Now, let’s examine the primary rendering technologies handled by GPUs. First, anti-aliasing is a technique used to reduce the “staircase effect” that occurs at the edges of images. The staircase effect refers to the phenomenon where pixels in diagonal or curved areas appear jagged or stair-step-like on low-resolution screens. One of the most common solutions is 4X Supersampling Anti-Aliasing (SSAA). This method involves enlarging the rendering screen by a factor of four, dividing each pixel into smaller units, performing calculations on each unit, and then scaling the image back to its original resolution. However, this approach has the drawback of requiring significant computational power, which can strain the GPU. A technology that addresses this drawback is Multi-Sample Anti-Aliasing (MSAA).
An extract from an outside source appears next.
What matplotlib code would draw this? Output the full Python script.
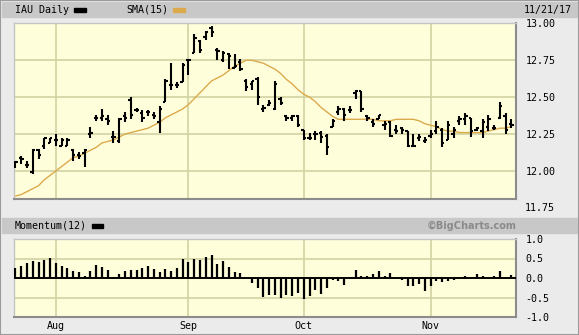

MSAA selectively processes only the areas where the boundaries of 3D objects pass through, rather than the entire screen, thereby balancing performance and image quality.
Next are Ambient Occlusion (AO) and Ray Tracing (RT). Both technologies are rendering methods related to light sources, but they differ in their approach. Ambient Occlusion approximates the phenomenon where brightness decreases in areas where light has difficulty reaching, such as gaps, edges, or corners of objects. This adds natural shadows to the scene, enhancing overall depth and realism. On the other hand, ray tracing is a technology that more precisely renders visual elements such as light reflection, refraction, and shadows. This technique is divided into forward ray tracing, which traces light rays from the light source, and backward ray tracing, which traces light rays from the user’s viewpoint. While forward tracing can more accurately reflect natural phenomena, it is inefficient because it traces light rays that are not actually visible to the eye. In contrast, the inverse method tracks only the rays in the direction of the view, resulting in higher computational efficiency. In the past, the high computational demands of ray tracing made real-time implementation challenging, but recent GPUs like NVIDIA’s RTX series, equipped with dedicated RT cores, can now efficiently process ray tracing. As a result, we now live in an era where realistic light reflections and shadows can be achieved in real-time game environments.
Current-generation GPUs can stably render over 60 frames per second at 1920×1080 resolution (Full HD) even with physical effects, lighting effects, and particle effects applied. However, maintaining the same quality at 4K UHD (3840×2160) resolution while achieving over 60 frames per second still requires significant computational resources. As more gamers and users demand higher resolution screens, the demand for high-performance GPUs is expected to continue to grow.
In this way, GPUs have evolved from simple graphics-only devices to become core computing devices in a wide range of fields, including gaming, science, engineering, artificial intelligence, and cryptocurrency mining. Recently, high-performance GPUs have been integrated into smartphones, enabling high-quality graphics processing in mobile environments such as photo processing, gaming, and video editing. Next-generation smartphones and computer devices are also expected to see significant performance improvements alongside advancements in GPU technology. GPU technology continues to evolve, and its potential remains vast. GPUs will be at the heart of the virtual reality, artificial intelligence, and high-resolution video technologies we will encounter in the future.